A Tale of Two Americas


A tale of two Americas is emerging from this race. Normal married folks, by and large, supported George Bush, while the “sophisticates” and the Democratic Party's aggrieved backed Al Gore. One might call it, to borrow Richard Nixon's phrase, the Silent Majority vs. the Politically Correct.

Gore's Fifth Column has, naturally, been the media. They rode George W. Bush hard throughout the campaign, punishing him for his every deviation from mainstream orthodoxy. Gore, meanwhile, got mostly a pass for his breathtaking resume of whoppers and scandals.

Did most journalists pull the lever for Gore? No doubt. In 1992, journalists overwhelmingly supported Bill Clinton. The same held true in 1996. Why should this year be any different?

If Bush loses the recount in Florida, the media is largely to blame. In one of the more outrageous examples of journalistic malpractice, all the major news organizations — beginning with Dan Rather and CBS — prematurely called Florida for Gore early on Tuesday night, thus depressing Republican turnout both in Florida and throughout the country.
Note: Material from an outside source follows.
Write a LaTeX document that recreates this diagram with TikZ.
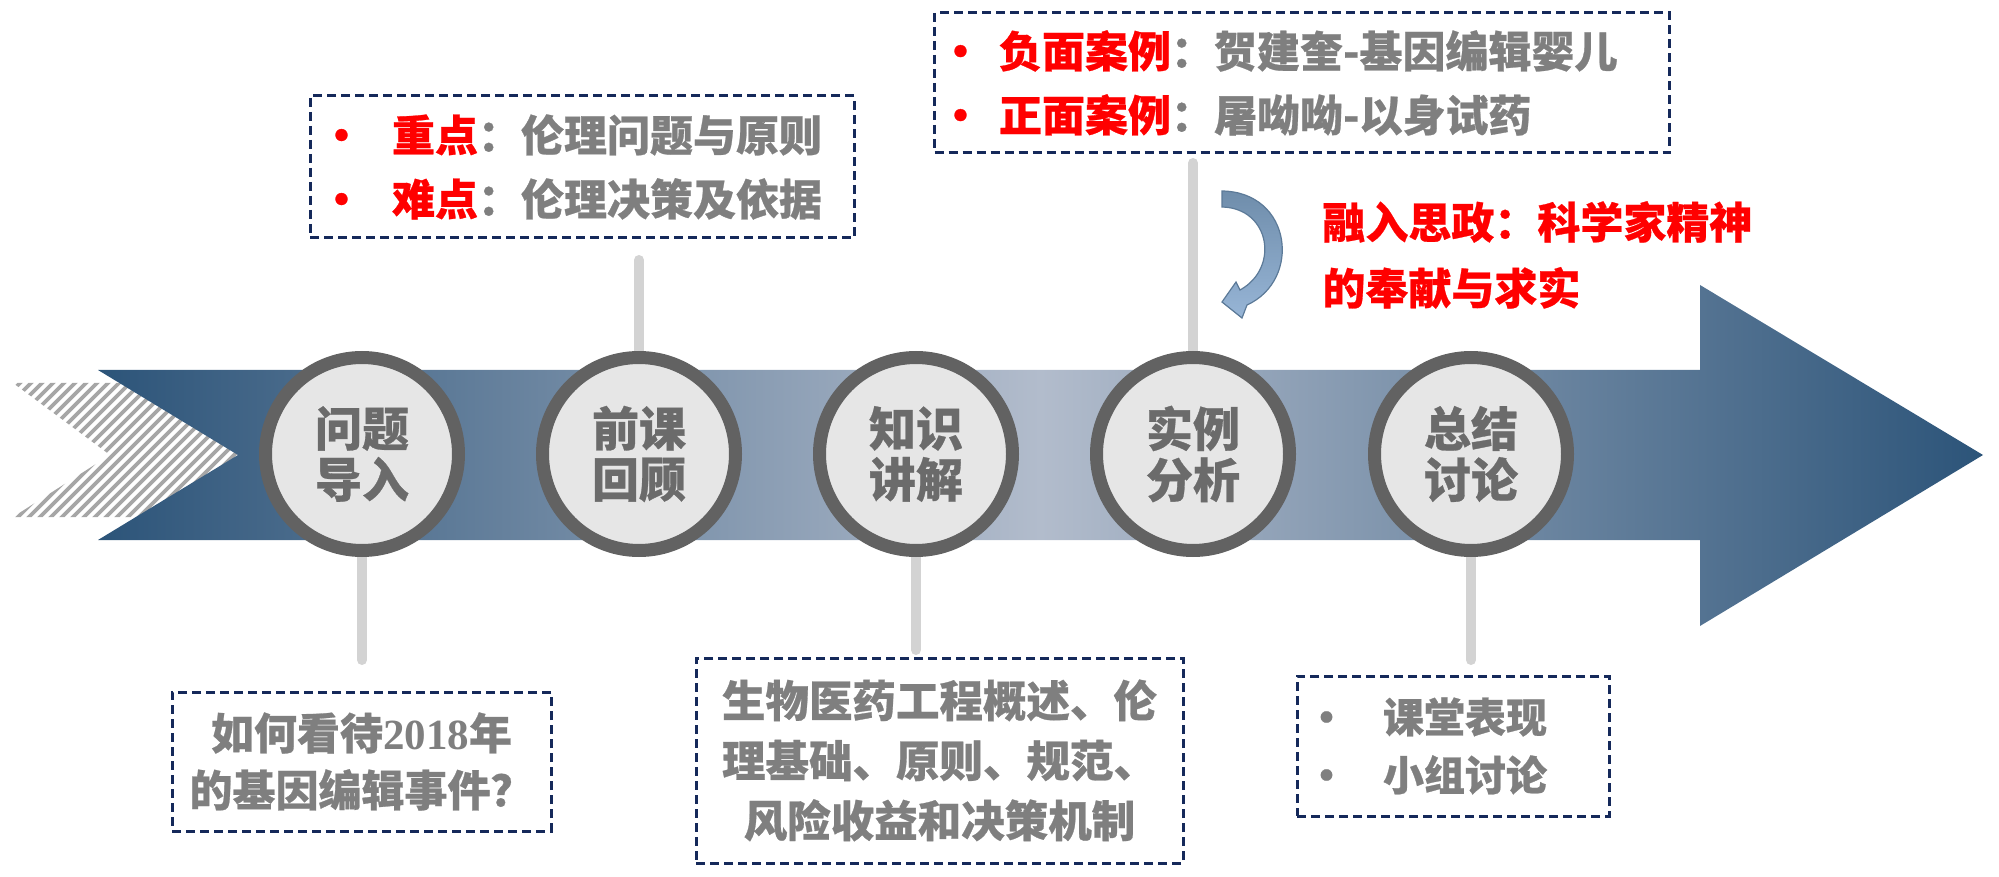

Are press pooh-bahs agonizing over this potential injury to democracy? Hardly. They appeared on Tuesday night, judging from their chuckles, blithely indifferent to their destructive influence on the election.

This cliffhanger election reminds us once again of the dominant media's power. The Fourth Estate is the fourth branch of our government, looming over the other three with its awesome hold on public opinion.

It is high time we drop the fiction that the networks are non-partisan engines of information. They can't even be trusted to give us accurate vote totals. Two gigantic gaffes on one election night — both involving the same state — should give even the most dogged defenders of the mainstream media pause.

Gore's historic first — retracting his concession to Bush — is a typically classless move, epitomizing his status as a deracinated yuppie politician for whom winning is everything.

Apparently Nixonian honor is even beyond Gore. Nixon conceded to John F. Kennedy in 1960, even though he had good reason to hold out. Historians argue that the Kennedy family used mobsters under the direction of Chicago Mayor Richard Daley (father of Gore campaign chairman William Daley) to buy the election. Nixon, fearing the division a contested election might cause, gave the election to the Kennedys.

The Bushes aren't the Kennedys, needless to say. Bush is more sinned against than sinning in this race. The Democrats played a myriad of dirty tricks on him — from scaring the elderly to excavating ancient offenses to getting inmates to vote — and he still appears to have beaten them.

Barbara Streisand and the illuminati gave three reasons for slavishly supporting Gore: the Supreme Court, the Supreme Court, the Supreme Court. Bush threatens our “way of life,” they bleated, obliquely referring to their pagan pro-abortion philosophy. Some, like director Robert Altman and actor Alec Baldwyn, have even threatened to leave the country if Bush wins.

Can we please hold them at their word?

We can only hope that Bush wins and does indeed threaten their way of life. At the least a Bush victory means incremental movement toward a more wholesome public life. After the endless presidency of Bill Clinton, the history of which will be delivered to future generations in a brown paper bag, reform hardly seems possible. But Bush promised it.

He also promised pro-life legislation. The Republicans tried in vain to pass a partial-birth abortion ban under Clinton. But Bush has vowed to sign it.

Of course, the Supreme Court could veto it, as they did earlier this year when they told Nebraskan voters that they had no right prohibiting near-infanticide in their own state.

But this court, too, may pass. One of the more heartening moments in the campaign was Bush's statement that he would select justices like Antonin Scalia or Clarence Thomas, not judicial activists.

True, his father chose David Souter, who has become the liberal darling of the court. But Dubya appears to have learned from his father's mistakes. Tax cuts and pro-life legislation — once thought hopelessly unfashionable and undoable — may yet resurface in American politics.

As Florida goes, so goes the nation.